特定的時間與空間,疊加青春期騷動的靈魂,再經(jīng)人生經(jīng)驗的熔鑄與發(fā)酵,奠定了陳楫寶小說創(chuàng)作的重要基礎。無論是早期以“市場”為導向的財經(jīng)小說的寫作,還是后來以“人性”為旨歸的純文學寫作,“歷史與命運”“速度與激情”“新奇與詫異”都是其所內蘊的主題,而這些主題生成了四種美學風格關鍵詞:新奇、欲望、速度和歷史。

新奇

“新奇”,就是“新鮮而特別”,它是人聽到或看到超乎自己日常經(jīng)驗和認知范疇時產(chǎn)生的心理感覺。

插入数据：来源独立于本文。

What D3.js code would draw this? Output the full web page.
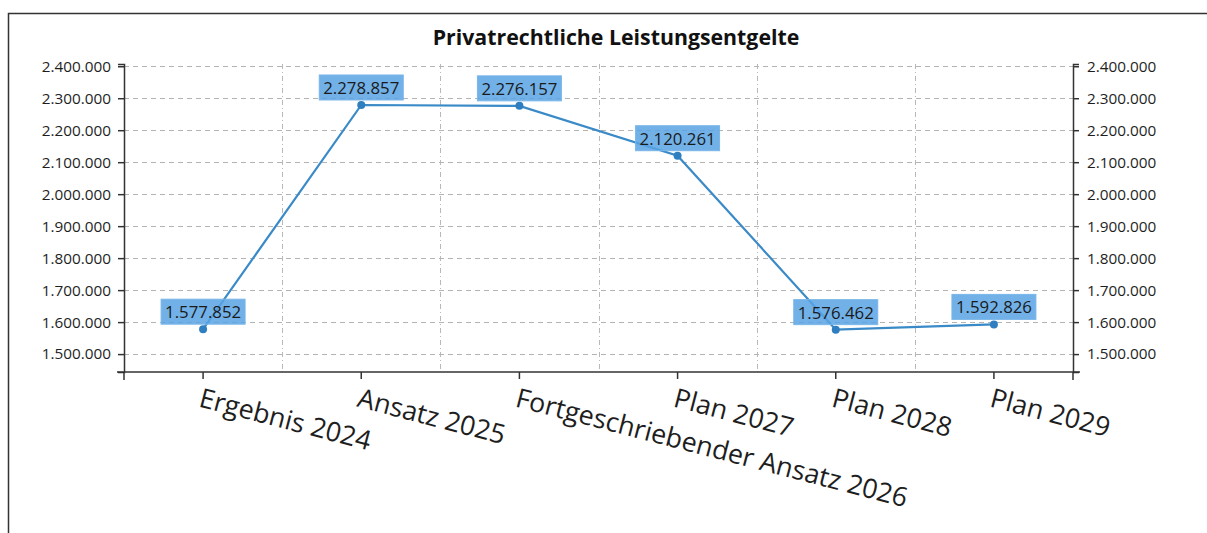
<!DOCTYPE html>
<html>
<head>
<meta charset="utf-8">
<script src="https://cdn.jsdelivr.net/npm/d3@7"></script>
<style>
  body { margin: 0; background: #fff; }
  svg { display: block; font-family: "Open Sans", sans-serif; }
</style>
</head>
<body>
<svg width="1207" height="533"></svg>
<script>
// Daten
var categories = ['Ergebnis 2024', 'Ansatz 2025', 'Fortgeschriebender Ansatz 2026', 'Plan 2027', 'Plan 2028', 'Plan 2029'];
var values = [1577852, 2278857, 2276157, 2120261, 1576462, 1592826];
var yTicks = [1500000, 1600000, 1700000, 1800000, 1900000, 2000000, 2100000, 2200000, 2300000, 2400000];
var yDomain = [1444000, 2407000];
var title = 'Privatrechtliche Leistungsentgelte';

var de = d3.formatLocale({decimal: ',', thousands: '.', grouping: [3], currency: ['', ' €']});
var fmt = de.format(',d');

var svg = d3.select('svg');
var plot = {left: 124, right: 1073, top: 64, bottom: 372};

// Rahmen
svg.append('path')
    .attr('d', 'M8.5,533 V13.5 H1207')
    .attr('fill', 'none')
    .attr('stroke', '#333')
    .attr('stroke-width', 1.5);

svg.append('text')
    .attr('x', 616)
    .attr('y', 45)
    .attr('text-anchor', 'middle')
    .attr('font-weight', 'bold')
    .attr('font-size', 21.3)
    .attr('fill', '#111')
    .text(title);

var x = d3.scaleBand().domain(categories).range([plot.left, plot.right]).padding(0);
var y = d3.scaleLinear().domain(yDomain).range([plot.bottom, plot.top]);
var cx = function (d) { return x(d) + x.bandwidth() / 2; };

// Gitter
var grid = svg.append('g');
grid.selectAll('.hg')
    .data(yTicks)
    .enter()
    .append('line')
    .attr('x1', plot.left).attr('x2', plot.right)
    .attr('y1', function (d) { return Math.round(y(d)) + 0.5; })
    .attr('y2', function (d) { return Math.round(y(d)) + 0.5; })
    .attr('stroke', '#b4b4b4')
    .attr('stroke-dasharray', '5,4');
grid.selectAll('.vg')
    .data(categories.slice(1))
    .enter()
    .append('line')
    .attr('x1', function (d) { return Math.round(x(d)) + 0.5; })
    .attr('x2', function (d) { return Math.round(x(d)) + 0.5; })
    .attr('y1', plot.top).attr('y2', plot.bottom)
    .attr('stroke', '#b8b8b8')
    .attr('stroke-dasharray', '5,3,1,3');

// Achsen
function styleAxis(g) {
    g.selectAll('path, line').attr('stroke', '#333').attr('stroke-width', 1.5);
    g.selectAll('text').attr('fill', '#1e1e1e').attr('font-family', '"Open Sans", sans-serif');
}

svg.append('g')
    .attr('transform', 'translate(' + plot.left + ',0)')
    .call(d3.axisLeft(y).tickValues(yTicks).tickFormat(fmt).tickSize(6).tickSizeOuter(6).tickPadding(7))
    .call(styleAxis)
    .selectAll('text').attr('font-size', 15.3);

svg.append('g')
    .attr('transform', 'translate(' + plot.right + ',0)')
    .call(d3.axisRight(y).tickValues(yTicks).tickFormat(fmt).tickSize(6).tickSizeOuter(6).tickPadding(8))
    .call(styleAxis)
    .selectAll('text').attr('font-size', 15.3);

// Achsenverlängerung nach unten
svg.append('g')
    .selectAll('line')
    .data([plot.left, plot.right])
    .enter()
    .append('line')
    .attr('x1', function (d) { return d; }).attr('x2', function (d) { return d; })
    .attr('y1', plot.bottom).attr('y2', plot.bottom + 8)
    .attr('stroke', '#333').attr('stroke-width', 1.5);

var xAxis = svg.append('g')
    .attr('transform', 'translate(0,' + plot.bottom + ')')
    .call(d3.axisBottom(x).tickSize(7).tickSizeOuter(0))
    .call(styleAxis);
xAxis.select('.domain').attr('d', 'M' + (plot.left - 7) + ',0H' + (plot.right + 7));
xAxis.selectAll('text')
    .attr('font-size', 26.8)
    .attr('text-anchor', 'start')
    .attr('x', 0).attr('y', 0).attr('dy', null)
    .attr('transform', 'translate(0,14) rotate(14.5) translate(0,21)');

// Linie
var line = d3.line()
    .x(function (d, i) { return cx(categories[i]); })
    .y(function (d) { return y(d); });

svg.append('path')
    .datum(values)
    .attr('d', line)
    .attr('fill', 'none')
    .attr('stroke', '#3a8ac8')
    .attr('stroke-width', 2.2);

svg.append('g')
    .selectAll('circle')
    .data(values)
    .enter()
    .append('circle')
    .attr('cx', function (d, i) { return cx(categories[i]); })
    .attr('cy', function (d) { return y(d); })
    .attr('r', 4)
    .attr('fill', '#2f7fc0');

// Beschriftungen
var lab = svg.append('g')
    .selectAll('g')
    .data(values)
    .enter()
    .append('g')
    .attr('transform', function (d, i) {
        return 'translate(' + cx(categories[i]) + ',' + (y(d) - 5) + ')';
    });
var labText = lab.append('text')
    .attr('text-anchor', 'middle')
    .attr('y', -6)
    .attr('font-size', 16.8)
    .attr('fill', '#1a1a1a')
    .text(function (d) { return fmt(d); });
labText.each(function () {
    var w = this.getComputedTextLength();
    d3.select(this.parentNode).insert('rect', 'text')
        .attr('x', -w / 2 - 4)
        .attr('y', -25)
        .attr('width', w + 8)
        .attr('height', 25)
        .attr('fill', 'rgba(88,163,228,0.85)')
        .attr('stroke', '#7ab6e8')
        .attr('stroke-width', 1);
});
</script>
</body>
</html>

若作為一種藝術方法論,“新奇”本身就孕育了敘事的張力,例如林黛玉初入賈府的經(jīng)典場景。在陳楫寶的小說中,“新奇敘事”所在多有,比較典型的是“北京姑娘系列”。“北京姑娘系列”包含三篇,分別是《城南姑娘》《你好,北京姑娘》《萬壽路姑娘》,相應的三位姑娘分別叫:穎、喬喬和曼迪。這里以《城南姑娘》為例。小說中“我”對穎的愛慕、“跟蹤”與追求,一方面固然是因為被穎落落大方的性格和氣場所吸引,另一方面也是“我”對“北京姑娘”或者說“北方妞兒”的好奇。當時的“我”,也就是汪春水,剛剛踏進北京這座巨大的城市。北京,作為有著六百年建都史、上千年建城史的巨型城市,如今依然是全國的政治中心、文化中心,達官顯貴、富商巨賈、引車賣漿者流,在這里風云際會。豐厚沉重的歷史,交織了錯綜繁縟的政經(jīng)生態(tài),沉淀出了北京無窮的魅力。即便脫開文本,設身處地地去理解,也能感受到在社會經(jīng)驗上“乳臭未干”的汪春水對穎的迷戀,其實摻雜了很大一部分對城市的好奇。不過迷戀與好奇總是脆弱的,隨著在京生活的時日愈久,城市帶給人的新奇感也愈加稀薄。汪春水終于還是放棄了穎,而迷戀上了喬喬(《你好,北京姑娘》),乃至于曼迪(《萬壽路姑娘》)。最后一篇神秘的曼迪,代表了北京最淵深的魅惑,那是汪春水所無法抗拒的。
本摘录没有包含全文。